• **What is needed**
Retype the opening lines of the listing below, ending with the line that contains "1.432, 1.462, 1.495];", and leave out any pictures.

Begin Provided material

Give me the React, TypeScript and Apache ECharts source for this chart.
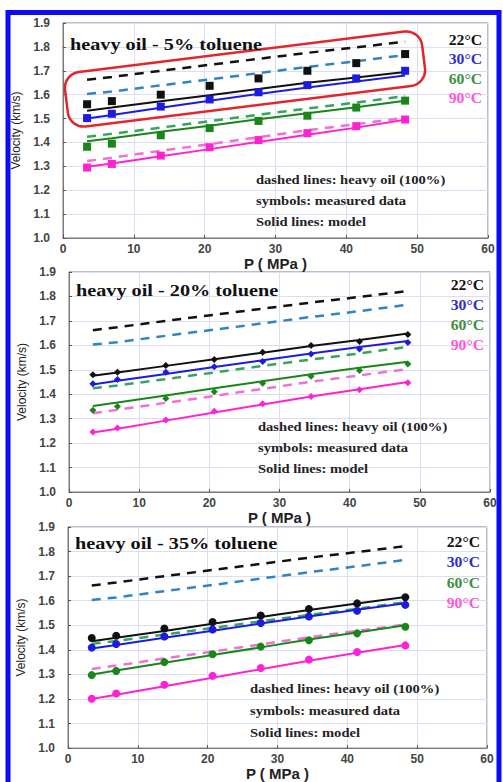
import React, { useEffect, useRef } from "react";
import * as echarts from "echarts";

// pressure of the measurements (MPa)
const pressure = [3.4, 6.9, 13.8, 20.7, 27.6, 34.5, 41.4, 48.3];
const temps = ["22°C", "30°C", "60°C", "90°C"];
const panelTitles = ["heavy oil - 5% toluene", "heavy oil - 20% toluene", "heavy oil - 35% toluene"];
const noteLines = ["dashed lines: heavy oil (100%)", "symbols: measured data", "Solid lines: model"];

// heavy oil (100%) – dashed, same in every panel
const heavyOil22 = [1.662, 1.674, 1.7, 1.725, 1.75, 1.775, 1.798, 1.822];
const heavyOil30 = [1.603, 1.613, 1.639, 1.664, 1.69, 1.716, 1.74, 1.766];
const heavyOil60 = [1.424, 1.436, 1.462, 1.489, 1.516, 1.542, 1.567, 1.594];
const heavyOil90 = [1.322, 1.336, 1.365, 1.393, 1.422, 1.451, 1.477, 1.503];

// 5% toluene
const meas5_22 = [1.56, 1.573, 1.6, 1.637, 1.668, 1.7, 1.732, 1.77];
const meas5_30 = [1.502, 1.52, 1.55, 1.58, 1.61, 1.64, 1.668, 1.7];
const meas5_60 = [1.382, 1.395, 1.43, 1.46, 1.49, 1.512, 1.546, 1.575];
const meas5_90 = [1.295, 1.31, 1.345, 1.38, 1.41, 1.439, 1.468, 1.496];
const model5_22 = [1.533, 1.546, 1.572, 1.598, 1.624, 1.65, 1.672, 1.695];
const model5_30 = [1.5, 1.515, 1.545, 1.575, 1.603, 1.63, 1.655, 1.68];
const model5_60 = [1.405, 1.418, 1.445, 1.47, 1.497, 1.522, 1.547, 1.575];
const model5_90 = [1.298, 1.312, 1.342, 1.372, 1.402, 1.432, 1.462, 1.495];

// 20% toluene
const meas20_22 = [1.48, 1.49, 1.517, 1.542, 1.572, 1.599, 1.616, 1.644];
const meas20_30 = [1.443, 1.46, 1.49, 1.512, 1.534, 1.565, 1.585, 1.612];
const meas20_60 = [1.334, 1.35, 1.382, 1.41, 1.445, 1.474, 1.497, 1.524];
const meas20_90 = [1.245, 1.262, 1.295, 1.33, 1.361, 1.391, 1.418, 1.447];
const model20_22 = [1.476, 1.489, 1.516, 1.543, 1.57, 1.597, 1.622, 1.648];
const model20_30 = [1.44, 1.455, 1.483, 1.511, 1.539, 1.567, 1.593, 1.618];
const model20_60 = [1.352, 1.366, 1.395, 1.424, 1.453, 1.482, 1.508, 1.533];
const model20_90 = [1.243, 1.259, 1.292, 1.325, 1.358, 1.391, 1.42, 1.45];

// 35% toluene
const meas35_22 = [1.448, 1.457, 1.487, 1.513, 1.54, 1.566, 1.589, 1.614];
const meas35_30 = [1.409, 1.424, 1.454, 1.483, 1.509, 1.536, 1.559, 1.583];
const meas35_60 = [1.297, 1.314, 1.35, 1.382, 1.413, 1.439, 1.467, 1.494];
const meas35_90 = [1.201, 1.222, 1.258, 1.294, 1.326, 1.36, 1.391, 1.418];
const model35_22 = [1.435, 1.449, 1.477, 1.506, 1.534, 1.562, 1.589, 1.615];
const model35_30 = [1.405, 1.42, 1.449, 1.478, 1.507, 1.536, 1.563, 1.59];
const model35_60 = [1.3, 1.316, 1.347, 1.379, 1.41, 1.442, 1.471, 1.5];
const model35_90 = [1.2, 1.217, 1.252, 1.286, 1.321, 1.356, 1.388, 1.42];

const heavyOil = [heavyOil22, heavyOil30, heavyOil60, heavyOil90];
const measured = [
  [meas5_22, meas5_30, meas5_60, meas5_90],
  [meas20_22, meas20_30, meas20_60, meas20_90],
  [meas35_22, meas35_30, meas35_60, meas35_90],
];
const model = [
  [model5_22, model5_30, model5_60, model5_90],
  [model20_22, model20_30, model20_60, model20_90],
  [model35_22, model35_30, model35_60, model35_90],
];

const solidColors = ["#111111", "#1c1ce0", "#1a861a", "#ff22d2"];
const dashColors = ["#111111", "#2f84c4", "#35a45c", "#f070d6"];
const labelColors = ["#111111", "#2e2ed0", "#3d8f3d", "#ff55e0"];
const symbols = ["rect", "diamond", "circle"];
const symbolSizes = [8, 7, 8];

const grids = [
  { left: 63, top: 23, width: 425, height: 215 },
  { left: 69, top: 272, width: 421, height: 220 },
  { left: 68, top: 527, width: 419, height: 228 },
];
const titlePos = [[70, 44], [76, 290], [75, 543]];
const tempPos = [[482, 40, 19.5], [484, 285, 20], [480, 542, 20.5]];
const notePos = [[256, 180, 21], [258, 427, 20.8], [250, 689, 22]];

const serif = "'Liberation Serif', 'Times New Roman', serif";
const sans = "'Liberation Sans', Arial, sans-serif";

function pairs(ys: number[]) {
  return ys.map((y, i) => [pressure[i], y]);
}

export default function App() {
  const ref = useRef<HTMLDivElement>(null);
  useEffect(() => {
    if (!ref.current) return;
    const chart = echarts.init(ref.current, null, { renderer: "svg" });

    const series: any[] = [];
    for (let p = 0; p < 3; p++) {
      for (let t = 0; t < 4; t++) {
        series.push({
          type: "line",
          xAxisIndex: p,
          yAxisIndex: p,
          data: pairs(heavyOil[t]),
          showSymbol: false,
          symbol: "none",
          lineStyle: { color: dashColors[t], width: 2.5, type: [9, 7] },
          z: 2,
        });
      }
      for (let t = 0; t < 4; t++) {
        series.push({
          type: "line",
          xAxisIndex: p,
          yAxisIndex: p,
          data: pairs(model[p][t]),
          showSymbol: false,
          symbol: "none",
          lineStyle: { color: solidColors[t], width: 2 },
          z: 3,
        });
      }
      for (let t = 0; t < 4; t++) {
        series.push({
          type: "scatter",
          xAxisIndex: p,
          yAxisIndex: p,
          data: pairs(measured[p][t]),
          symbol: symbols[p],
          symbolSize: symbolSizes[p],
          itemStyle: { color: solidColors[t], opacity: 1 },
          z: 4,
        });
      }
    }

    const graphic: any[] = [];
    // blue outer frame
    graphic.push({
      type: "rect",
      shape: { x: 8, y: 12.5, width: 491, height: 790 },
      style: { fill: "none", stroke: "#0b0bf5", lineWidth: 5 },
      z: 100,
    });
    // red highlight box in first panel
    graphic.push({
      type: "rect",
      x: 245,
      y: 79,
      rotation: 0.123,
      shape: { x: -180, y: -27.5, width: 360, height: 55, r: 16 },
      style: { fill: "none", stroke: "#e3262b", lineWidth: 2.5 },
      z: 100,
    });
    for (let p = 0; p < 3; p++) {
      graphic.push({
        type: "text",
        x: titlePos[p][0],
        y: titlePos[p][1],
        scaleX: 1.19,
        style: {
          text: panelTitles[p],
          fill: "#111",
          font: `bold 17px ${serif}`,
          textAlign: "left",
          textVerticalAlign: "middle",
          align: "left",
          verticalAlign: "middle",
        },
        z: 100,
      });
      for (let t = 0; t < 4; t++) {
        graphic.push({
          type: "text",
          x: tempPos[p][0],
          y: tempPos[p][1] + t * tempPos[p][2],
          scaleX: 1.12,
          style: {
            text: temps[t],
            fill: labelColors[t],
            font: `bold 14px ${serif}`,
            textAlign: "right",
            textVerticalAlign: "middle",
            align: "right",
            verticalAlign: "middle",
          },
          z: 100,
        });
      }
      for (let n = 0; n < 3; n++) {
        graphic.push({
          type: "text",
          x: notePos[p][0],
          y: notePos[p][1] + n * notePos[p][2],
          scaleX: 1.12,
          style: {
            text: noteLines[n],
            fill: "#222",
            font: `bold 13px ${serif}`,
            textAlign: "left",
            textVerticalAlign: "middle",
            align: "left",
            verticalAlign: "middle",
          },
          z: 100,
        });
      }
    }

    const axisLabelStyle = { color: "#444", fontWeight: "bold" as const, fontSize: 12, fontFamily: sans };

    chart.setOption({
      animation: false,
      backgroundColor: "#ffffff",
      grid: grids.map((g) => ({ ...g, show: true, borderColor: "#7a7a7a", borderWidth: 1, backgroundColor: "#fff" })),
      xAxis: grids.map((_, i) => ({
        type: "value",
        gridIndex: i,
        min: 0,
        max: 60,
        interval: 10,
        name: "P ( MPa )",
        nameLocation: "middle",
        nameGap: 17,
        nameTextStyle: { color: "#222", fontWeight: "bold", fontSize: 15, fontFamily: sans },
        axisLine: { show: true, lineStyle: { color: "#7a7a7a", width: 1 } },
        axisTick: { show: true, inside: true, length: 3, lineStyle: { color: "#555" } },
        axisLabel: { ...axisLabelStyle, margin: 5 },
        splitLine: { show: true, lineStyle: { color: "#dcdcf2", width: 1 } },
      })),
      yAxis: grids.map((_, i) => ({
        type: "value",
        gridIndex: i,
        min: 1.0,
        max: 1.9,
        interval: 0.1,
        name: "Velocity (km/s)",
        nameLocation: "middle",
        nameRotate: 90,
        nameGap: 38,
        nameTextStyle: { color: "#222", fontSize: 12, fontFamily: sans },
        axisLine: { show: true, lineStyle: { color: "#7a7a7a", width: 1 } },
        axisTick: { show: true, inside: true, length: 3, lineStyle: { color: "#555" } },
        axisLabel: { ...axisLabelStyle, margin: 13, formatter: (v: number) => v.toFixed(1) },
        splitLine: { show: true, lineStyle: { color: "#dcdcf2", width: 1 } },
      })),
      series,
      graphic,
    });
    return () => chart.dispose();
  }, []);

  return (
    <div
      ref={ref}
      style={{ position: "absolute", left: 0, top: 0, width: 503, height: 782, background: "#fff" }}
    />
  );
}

End Provided material

• **Correct result**
Give me the React, TypeScript and Apache ECharts source for this chart.
import React, { useEffect, useRef } from "react";
import * as echarts from "echarts";

// pressure of the measurements (MPa)
const pressure = [3.4, 6.9, 13.8, 20.7, 27.6, 34.5, 41.4, 48.3];
const temps = ["22°C", "30°C", "60°C", "90°C"];
const panelTitles = ["heavy oil - 5% toluene", "heavy oil - 20% toluene", "heavy oil - 35% toluene"];
const noteLines = ["dashed lines: heavy oil (100%)", "symbols: measured data", "Solid lines: model"];

// heavy oil (100%) – dashed, same in every panel
const heavyOil22 = [1.662, 1.674, 1.7, 1.725, 1.75, 1.775, 1.798, 1.822];
const heavyOil30 = [1.603, 1.613, 1.639, 1.664, 1.69, 1.716, 1.74, 1.766];
const heavyOil60 = [1.424, 1.436, 1.462, 1.489, 1.516, 1.542, 1.567, 1.594];
const heavyOil90 = [1.322, 1.336, 1.365, 1.393, 1.422, 1.451, 1.477, 1.503];

// 5% toluene
const meas5_22 = [1.56, 1.573, 1.6, 1.637, 1.668, 1.7, 1.732, 1.77];
const meas5_30 = [1.502, 1.52, 1.55, 1.58, 1.61, 1.64, 1.668, 1.7];
const meas5_60 = [1.382, 1.395, 1.43, 1.46, 1.49, 1.512, 1.546, 1.575];
const meas5_90 = [1.295, 1.31, 1.345, 1.38, 1.41, 1.439, 1.468, 1.496];
const model5_22 = [1.533, 1.546, 1.572, 1.598, 1.624, 1.65, 1.672, 1.695];
const model5_30 = [1.5, 1.515, 1.545, 1.575, 1.603, 1.63, 1.655, 1.68];
const model5_60 = [1.405, 1.418, 1.445, 1.47, 1.497, 1.522, 1.547, 1.575];
const model5_90 = [1.298, 1.312, 1.342, 1.372, 1.402, 1.432, 1.462, 1.495];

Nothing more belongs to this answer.